The brewery is still under construction, but they've taken delivery on five shiny new fermenters and have a lovely mural on the exterior wall painted by family and friends. They hope to be open by early summer.

Reynolds has been laying the groundwork by sharing tastings at various local events. His beers include Beta Borealis, a saison fermented with wild Chardonnay yeast and Chardonnay grape juice; an IPA brewed with "massive amounts" of wheat and flaked oats, then double dry hopped during fermentation to create an IPA bursting with citrus flavor and overripe fruit aromas; and a pale ale.

Like the name of their brewery, the beers are named for various astronomical figures. Their "Kepler" IPA is named for Johannes Kepler, who redefined the laws of planetary motion. Their pale ale is called Gravitational Collapse, which as we all know is the process that occurs when an astronomical object's gravity is so strong that it pulls its own matter inward, leading to the formation of galaxies, planets, and stars.
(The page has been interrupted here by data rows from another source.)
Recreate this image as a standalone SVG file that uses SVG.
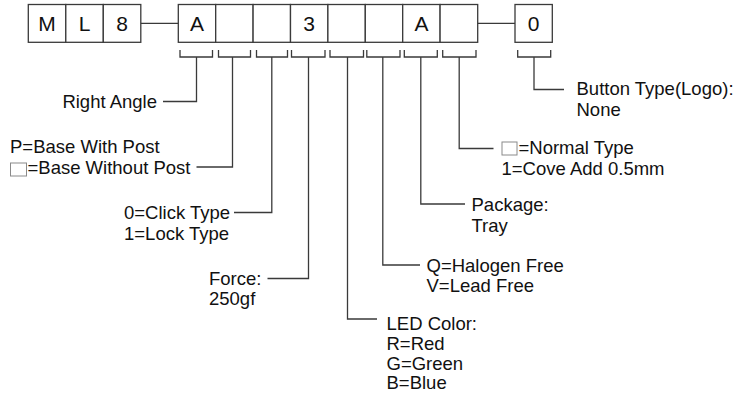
<svg xmlns="http://www.w3.org/2000/svg" width="740" height="397" viewBox="0 0 740 397">
<style>
.box{fill:#fff;stroke:#3a3a3a;stroke-width:1.3}
.code{font-family:"Liberation Sans",Arial,sans-serif;font-size:21px;fill:#111;text-anchor:middle}
.lbl{font-family:"Liberation Sans",Arial,sans-serif;font-size:18.5px;fill:#111}
.ln{fill:none;stroke:#3a3a3a;stroke-width:1.3}
.ico{fill:#fff;stroke:#8a8a8a;stroke-width:1}
</style>
<rect width="740" height="397" fill="#fff"/>
<g id="code">
<g id="box-M"><rect class="box" x="28.3" y="4.5" width="37.5" height="37.8"/><text class="code" x="47" y="31">M</text></g>
<g id="box-L"><rect class="box" x="65.8" y="4.5" width="37.5" height="37.8"/><text class="code" x="84.5" y="31">L</text></g>
<g id="box-8"><rect class="box" x="103.3" y="4.5" width="37.5" height="37.8"/><text class="code" x="122" y="31">8</text></g>
<g id="box-A1"><rect class="box" x="178.3" y="4.5" width="37.4" height="37.8"/><text class="code" x="197" y="31">A</text></g>
<g id="box-2"><rect class="box" x="215.7" y="4.5" width="37.4" height="37.8"/></g>
<g id="box-3a"><rect class="box" x="253.1" y="4.5" width="37.4" height="37.8"/></g>
<g id="box-3"><rect class="box" x="290.5" y="4.5" width="37.4" height="37.8"/><text class="code" x="309.2" y="31">3</text></g>
<g id="box-5"><rect class="box" x="327.9" y="4.5" width="37.4" height="37.8"/></g>
<g id="box-6"><rect class="box" x="365.3" y="4.5" width="37.4" height="37.8"/></g>
<g id="box-A2"><rect class="box" x="402.7" y="4.5" width="37.4" height="37.8"/><text class="code" x="421.4" y="31">A</text></g>
<g id="box-8b"><rect class="box" x="440.1" y="4.5" width="37.6" height="37.8"/></g>
<g id="box-0"><rect class="box" x="515" y="4.5" width="37.3" height="37.8"/><text class="code" x="533.7" y="31">0</text></g>
</g>
<g id="connectors">
<path class="ln" d="M140.8 23.3H178.3M477.7 23.3H515"/>
<path class="ln" d="M180 50V57H212.5V50M196.5 57V101.5H163"/>
<path class="ln" d="M218.5 50V57H250.5V50M232.5 57V167H196.5"/>
<path class="ln" d="M256.5 50V57H287.5V50M271.8 57V212.5H234"/>
<path class="ln" d="M291.5 50V57H325V50M308.5 57V278.5H267.5"/>
<path class="ln" d="M330 50V57H363.5V50M347.5 57V319H377"/>
<path class="ln" d="M366.8 50V57H400V50M382.8 57V265H420"/>
<path class="ln" d="M404.3 50V57H437.3V50M420.8 57V204H465"/>
<path class="ln" d="M442.7 50V57H476V50M459.2 57V148.5H493.5"/>
<path class="ln" d="M517.7 50V57H550.7V50M534 57V89.5H564"/>
</g>
<g id="lbl-right-angle"><text class="lbl" x="157" y="107.5" text-anchor="end">Right Angle</text></g>
<g id="lbl-post"><text class="lbl" x="10" y="152.5">P=Base With Post</text><rect class="ico" x="10.5" y="163" width="16" height="13"/><text class="lbl" x="27.5" y="174">=Base Without Post</text></g>
<g id="lbl-type"><text class="lbl" x="124" y="218.5">0=Click Type</text><text class="lbl" x="124" y="239.5">1=Lock Type</text></g>
<g id="lbl-force"><text class="lbl" x="209" y="285">Force:</text><text class="lbl" x="209" y="305">250gf</text></g>
<g id="lbl-led"><text class="lbl" x="386.5" y="330">LED Color:</text><text class="lbl" x="386.5" y="349.5">R=Red</text><text class="lbl" x="386.5" y="369.5">G=Green</text><text class="lbl" x="386.5" y="389">B=Blue</text></g>
<g id="lbl-halogen"><text class="lbl" x="426.5" y="271.5">Q=Halogen Free</text><text class="lbl" x="426.5" y="291.5">V=Lead Free</text></g>
<g id="lbl-package"><text class="lbl" x="471.5" y="211">Package:</text><text class="lbl" x="471.5" y="232">Tray</text></g>
<g id="lbl-cove"><rect class="ico" x="502" y="142" width="15" height="13"/><text class="lbl" x="518.5" y="154">=Normal Type</text><text class="lbl" x="501.5" y="174.5">1=Cove Add 0.5mm</text></g>
<g id="lbl-button"><text class="lbl" x="576.5" y="95">Button Type(Logo):</text><text class="lbl" x="576.5" y="115.5">None</text></g>
</svg>
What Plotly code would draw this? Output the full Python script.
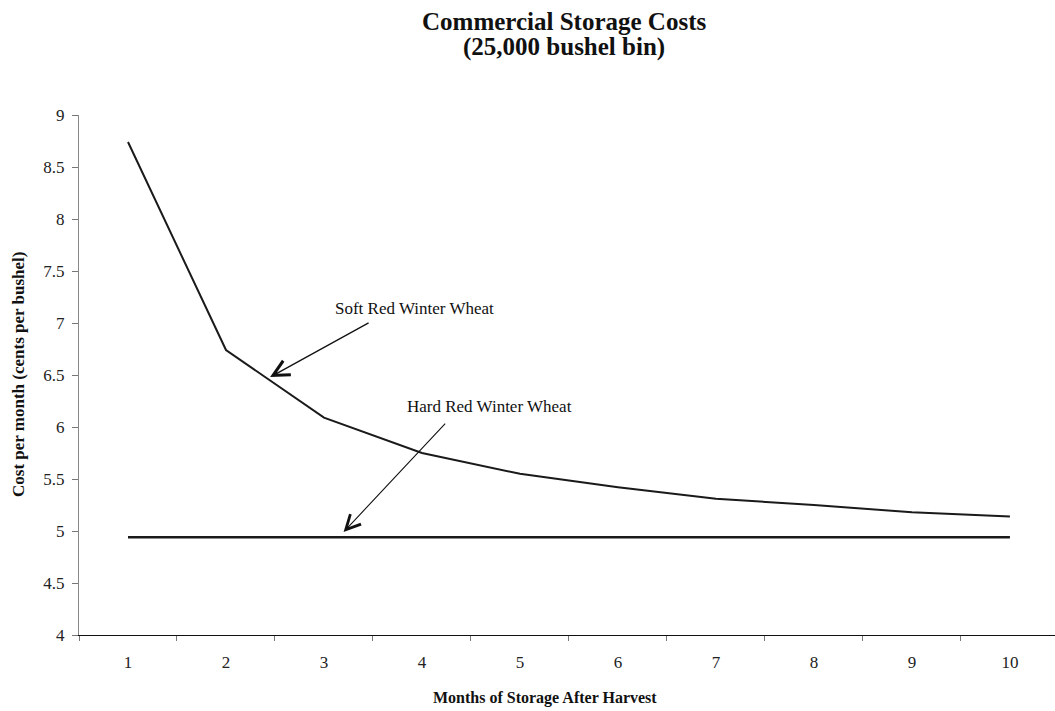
import plotly.graph_objects as go

# months of storage after harvest
months = ["1", "2", "3", "4", "5", "6", "7", "8", "9", "10"]
# cents per bushel per month
soft_red = [8.74, 6.74, 6.09, 5.75, 5.55, 5.42, 5.31, 5.25, 5.18, 5.14]
hard_red = [4.94, 4.94, 4.94, 4.94, 4.94, 4.94, 4.94, 4.94, 4.94, 4.94]

serif = "Liberation Serif, Times New Roman, serif"

fig = go.Figure()
fig.add_trace(go.Scatter(x=months, y=soft_red, mode="lines",
                         line=dict(color="#1a1a1a", width=2), name="Soft Red Winter Wheat"))
fig.add_trace(go.Scatter(x=months, y=hard_red, mode="lines",
                         line=dict(color="#1a1a1a", width=2.5), name="Hard Red Winter Wheat"))

# labels with pointer arrows
fig.add_annotation(x=1.45, y=6.48, text="", showarrow=True, arrowhead=5, arrowsize=2.4,
                   arrowwidth=1.3, arrowcolor="#111", ax=100, ay=-55)
fig.add_annotation(x=1.45, y=6.48, text="Soft Red Winter Wheat", showarrow=False,
                   xshift=144, yshift=69, font=dict(family=serif, size=17, color="#111"))
fig.add_annotation(x=2.2, y=4.99, text="", showarrow=True, arrowhead=5, arrowsize=2.6,
                   arrowwidth=1.1, arrowcolor="#111", ax=103, ay=-110)
fig.add_annotation(x=2.2, y=4.99, text="Hard Red Winter Wheat", showarrow=False,
                   xshift=146, yshift=126, font=dict(family=serif, size=17, color="#111"))

# two-line title
fig.add_annotation(xref="paper", yref="paper", x=0.497, y=1.179, yanchor="middle",
                   showarrow=False, text="<b>Commercial Storage Costs</b>",
                   font=dict(family=serif, size=25, color="#111"))
fig.add_annotation(xref="paper", yref="paper", x=0.497, y=1.131, yanchor="middle",
                   showarrow=False, text="<b>(25,000 bushel bin)</b>",
                   font=dict(family=serif, size=25, color="#111"))

# axis titles
fig.add_annotation(xref="paper", yref="paper", x=0.477, y=-0.121, yanchor="middle",
                   showarrow=False, text="<b>Months of Storage After Harvest</b>",
                   font=dict(family=serif, size=16, color="#111"))
fig.add_annotation(xref="paper", yref="paper", x=-0.0625, y=0.5, xanchor="center",
                   yanchor="middle", textangle=-90, showarrow=False,
                   text="<b>Cost per month (cents per bushel)</b>",
                   font=dict(family=serif, size=17, color="#111"))

fig.update_layout(
    width=1055, height=711,
    margin=dict(l=79, r=0, t=115, b=76),
    paper_bgcolor="white", plot_bgcolor="white",
    showlegend=False,
    xaxis=dict(type="category", range=[-0.5, 9.46], tickson="boundaries",
               ticks="outside", ticklen=5, tickcolor="#777", automargin=False,
               showline=True, linecolor="#111", linewidth=1.3,
               showgrid=False, zeroline=False, ticklabelstandoff=11,
               tickfont=dict(family=serif, size=17, color="#222")),
    yaxis=dict(range=[4, 9], dtick=0.5, ticks="outside", ticklen=6, tickcolor="#777",
               showline=True, linecolor="#888", linewidth=1.3, automargin=False,
               showgrid=False, zeroline=False, ticklabelstandoff=4,
               tickfont=dict(family=serif, size=17, color="#222")),
)

fig.write_html("out.html", config={"displayModeBar": False},
               post_script="document.body.style.margin='0';")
Reynolds is a former mechanical engineer who began home brewing as a hobby. It soon turned into a passion and a profession. He graduated from the American Brewers Guild program and was hired by Malai Kitchen.

"Malai was kitchen-based and took a refreshing approach to beer," he says. "I think that experience helped give me a different approach to brewing."

He doesn't aspire to be massive, but is instead aiming to be a neighborhood pub-style brewery and perhaps a destination for beer aficionados. "My goal is not to be on the shelf at Kroger," he says. "We hope people will come in if they like drinking fresh beer in its prime state."

Their space is a smaller warehouse, about 5,000 square feet and in a cool, offbeat location in the newly emerging Medical District.

"It'll be a simple space with a focus on the beer," he says. "We're going to shoot for at least 10 taps. Being smaller allows you to be a little more creative. We'll try to make it an open enviroment where you can come hang out."